## start

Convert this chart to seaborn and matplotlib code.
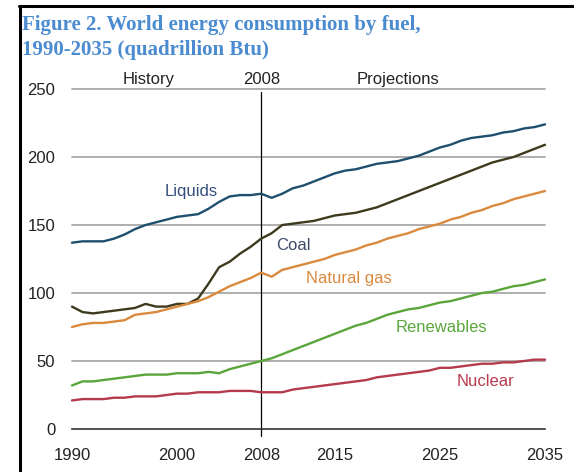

## end
## start

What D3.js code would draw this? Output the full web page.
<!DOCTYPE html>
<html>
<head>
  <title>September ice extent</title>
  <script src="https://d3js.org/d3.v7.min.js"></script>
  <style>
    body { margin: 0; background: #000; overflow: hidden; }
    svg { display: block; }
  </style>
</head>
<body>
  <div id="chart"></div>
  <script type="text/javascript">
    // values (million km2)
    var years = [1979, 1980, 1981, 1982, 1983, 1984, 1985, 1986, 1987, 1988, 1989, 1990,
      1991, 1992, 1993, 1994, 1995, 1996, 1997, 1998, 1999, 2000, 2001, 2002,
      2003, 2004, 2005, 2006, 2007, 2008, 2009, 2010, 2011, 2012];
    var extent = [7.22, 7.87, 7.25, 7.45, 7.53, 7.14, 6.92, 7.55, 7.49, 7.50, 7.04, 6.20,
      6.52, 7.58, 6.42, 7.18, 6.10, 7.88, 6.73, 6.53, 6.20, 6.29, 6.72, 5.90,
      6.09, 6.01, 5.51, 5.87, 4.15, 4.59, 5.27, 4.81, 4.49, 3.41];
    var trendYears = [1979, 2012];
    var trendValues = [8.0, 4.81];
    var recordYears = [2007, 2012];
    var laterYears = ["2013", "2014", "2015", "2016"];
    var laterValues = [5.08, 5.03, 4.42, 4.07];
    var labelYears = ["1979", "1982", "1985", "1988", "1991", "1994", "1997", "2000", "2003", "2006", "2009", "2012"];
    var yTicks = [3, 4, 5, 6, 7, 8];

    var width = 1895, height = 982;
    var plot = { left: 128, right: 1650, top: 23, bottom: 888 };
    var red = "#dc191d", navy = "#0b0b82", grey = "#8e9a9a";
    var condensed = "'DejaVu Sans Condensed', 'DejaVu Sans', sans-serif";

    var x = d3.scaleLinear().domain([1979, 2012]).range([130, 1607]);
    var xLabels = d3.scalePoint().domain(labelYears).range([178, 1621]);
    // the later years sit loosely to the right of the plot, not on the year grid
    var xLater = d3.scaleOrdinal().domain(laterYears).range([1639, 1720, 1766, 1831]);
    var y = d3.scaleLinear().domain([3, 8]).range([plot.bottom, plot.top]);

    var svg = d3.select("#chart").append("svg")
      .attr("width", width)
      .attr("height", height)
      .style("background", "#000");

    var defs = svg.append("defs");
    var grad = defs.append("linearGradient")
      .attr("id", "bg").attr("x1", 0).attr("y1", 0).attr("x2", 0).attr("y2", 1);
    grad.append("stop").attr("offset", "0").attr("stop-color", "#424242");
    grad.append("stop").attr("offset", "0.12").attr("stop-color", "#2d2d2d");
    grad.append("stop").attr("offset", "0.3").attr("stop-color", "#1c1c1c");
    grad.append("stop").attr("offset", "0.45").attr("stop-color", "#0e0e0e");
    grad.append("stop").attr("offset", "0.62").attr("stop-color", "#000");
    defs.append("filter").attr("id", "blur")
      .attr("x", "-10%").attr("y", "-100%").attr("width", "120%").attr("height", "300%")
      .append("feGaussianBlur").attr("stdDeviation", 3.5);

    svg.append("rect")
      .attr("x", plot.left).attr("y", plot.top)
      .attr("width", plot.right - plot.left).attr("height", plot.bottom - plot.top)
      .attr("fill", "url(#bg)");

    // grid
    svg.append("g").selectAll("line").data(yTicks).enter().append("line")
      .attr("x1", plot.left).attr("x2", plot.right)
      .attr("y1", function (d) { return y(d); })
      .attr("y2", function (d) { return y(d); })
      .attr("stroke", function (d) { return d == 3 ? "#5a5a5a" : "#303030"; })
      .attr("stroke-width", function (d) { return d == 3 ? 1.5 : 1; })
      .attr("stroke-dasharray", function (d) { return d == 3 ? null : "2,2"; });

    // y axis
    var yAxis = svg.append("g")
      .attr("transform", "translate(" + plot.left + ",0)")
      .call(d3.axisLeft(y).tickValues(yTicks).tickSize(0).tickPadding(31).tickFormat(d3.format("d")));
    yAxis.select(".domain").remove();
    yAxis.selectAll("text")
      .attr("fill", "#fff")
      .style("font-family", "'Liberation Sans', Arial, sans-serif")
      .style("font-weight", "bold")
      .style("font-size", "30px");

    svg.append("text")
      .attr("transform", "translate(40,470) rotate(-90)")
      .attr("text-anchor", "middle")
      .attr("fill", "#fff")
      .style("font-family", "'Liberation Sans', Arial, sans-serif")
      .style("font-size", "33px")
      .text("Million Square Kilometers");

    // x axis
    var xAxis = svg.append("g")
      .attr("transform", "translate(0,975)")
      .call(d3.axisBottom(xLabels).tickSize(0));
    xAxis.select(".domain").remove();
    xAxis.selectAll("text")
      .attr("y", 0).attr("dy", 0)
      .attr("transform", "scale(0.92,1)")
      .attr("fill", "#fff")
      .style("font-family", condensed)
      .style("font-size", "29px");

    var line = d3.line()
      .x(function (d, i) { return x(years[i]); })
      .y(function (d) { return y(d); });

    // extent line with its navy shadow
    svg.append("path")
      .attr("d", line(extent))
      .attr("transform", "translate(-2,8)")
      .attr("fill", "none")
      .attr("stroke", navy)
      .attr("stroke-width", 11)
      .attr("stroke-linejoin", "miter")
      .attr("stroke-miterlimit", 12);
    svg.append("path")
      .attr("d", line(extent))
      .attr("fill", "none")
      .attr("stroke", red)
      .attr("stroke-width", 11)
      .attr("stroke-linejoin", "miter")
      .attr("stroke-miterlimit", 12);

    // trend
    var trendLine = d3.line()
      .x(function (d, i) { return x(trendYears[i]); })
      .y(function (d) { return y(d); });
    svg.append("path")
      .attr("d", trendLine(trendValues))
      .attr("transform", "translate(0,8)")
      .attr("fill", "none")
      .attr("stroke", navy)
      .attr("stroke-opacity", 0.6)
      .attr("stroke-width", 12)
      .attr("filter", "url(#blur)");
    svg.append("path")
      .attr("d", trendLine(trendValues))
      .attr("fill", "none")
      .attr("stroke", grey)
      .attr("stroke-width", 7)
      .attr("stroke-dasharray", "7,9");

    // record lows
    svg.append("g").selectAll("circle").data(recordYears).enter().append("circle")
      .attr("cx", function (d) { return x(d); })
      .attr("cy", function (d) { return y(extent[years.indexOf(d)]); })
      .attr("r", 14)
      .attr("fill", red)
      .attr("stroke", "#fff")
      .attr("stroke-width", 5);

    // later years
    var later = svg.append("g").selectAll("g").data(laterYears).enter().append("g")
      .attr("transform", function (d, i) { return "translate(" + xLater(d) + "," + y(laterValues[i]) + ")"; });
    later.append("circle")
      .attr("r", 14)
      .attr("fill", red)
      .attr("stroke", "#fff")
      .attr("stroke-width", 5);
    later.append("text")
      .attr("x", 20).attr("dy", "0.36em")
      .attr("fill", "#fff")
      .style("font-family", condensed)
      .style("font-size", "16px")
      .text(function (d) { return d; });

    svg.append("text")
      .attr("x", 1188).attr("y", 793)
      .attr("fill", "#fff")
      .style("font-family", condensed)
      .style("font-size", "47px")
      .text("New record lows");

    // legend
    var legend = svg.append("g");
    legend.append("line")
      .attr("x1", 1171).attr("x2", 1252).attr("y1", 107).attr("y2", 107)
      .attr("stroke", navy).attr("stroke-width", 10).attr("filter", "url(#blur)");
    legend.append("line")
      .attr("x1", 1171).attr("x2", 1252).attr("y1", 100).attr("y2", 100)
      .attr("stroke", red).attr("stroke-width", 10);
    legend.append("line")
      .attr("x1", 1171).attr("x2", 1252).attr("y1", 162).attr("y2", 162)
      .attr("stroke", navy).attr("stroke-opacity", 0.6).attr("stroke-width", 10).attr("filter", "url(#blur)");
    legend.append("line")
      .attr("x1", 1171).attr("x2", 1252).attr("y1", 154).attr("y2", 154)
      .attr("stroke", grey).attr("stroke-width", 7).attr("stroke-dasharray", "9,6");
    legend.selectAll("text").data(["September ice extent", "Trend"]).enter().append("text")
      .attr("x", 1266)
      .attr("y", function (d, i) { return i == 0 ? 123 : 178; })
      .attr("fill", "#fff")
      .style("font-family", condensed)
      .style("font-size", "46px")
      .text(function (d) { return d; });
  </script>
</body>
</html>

## end

_What is being asked:_
Give again, word for word, every line of the listing above from the one with "What D3.js code" to the one with "Sans Condensed', 'DejaVu", both inclusive, and nothing beyond them.

_Expected output:_
What D3.js code would draw this? Output the full web page.
<!DOCTYPE html>
<html>
<head>
  <title>September ice extent</title>
  <script src="https://d3js.org/d3.v7.min.js"></script>
  <style>
    body { margin: 0; background: #000; overflow: hidden; }
    svg { display: block; }
  </style>
</head>
<body>
  <div id="chart"></div>
  <script type="text/javascript">
    // values (million km2)
    var years = [1979, 1980, 1981, 1982, 1983, 1984, 1985, 1986, 1987, 1988, 1989, 1990,
      1991, 1992, 1993, 1994, 1995, 1996, 1997, 1998, 1999, 2000, 2001, 2002,
      2003, 2004, 2005, 2006, 2007, 2008, 2009, 2010, 2011, 2012];
    var extent = [7.22, 7.87, 7.25, 7.45, 7.53, 7.14, 6.92, 7.55, 7.49, 7.50, 7.04, 6.20,
      6.52, 7.58, 6.42, 7.18, 6.10, 7.88, 6.73, 6.53, 6.20, 6.29, 6.72, 5.90,
      6.09, 6.01, 5.51, 5.87, 4.15, 4.59, 5.27, 4.81, 4.49, 3.41];
    var trendYears = [1979, 2012];
    var trendValues = [8.0, 4.81];
    var recordYears = [2007, 2012];
    var laterYears = ["2013", "2014", "2015", "2016"];
    var laterValues = [5.08, 5.03, 4.42, 4.07];
    var labelYears = ["1979", "1982", "1985", "1988", "1991", "1994", "1997", "2000", "2003", "2006", "2009", "2012"];
    var yTicks = [3, 4, 5, 6, 7, 8];

    var width = 1895, height = 982;
    var plot = { left: 128, right: 1650, top: 23, bottom: 888 };
    var red = "#dc191d", navy = "#0b0b82", grey = "#8e9a9a";
    var condensed = "'DejaVu Sans Condensed', 'DejaVu Sans', sans-serif";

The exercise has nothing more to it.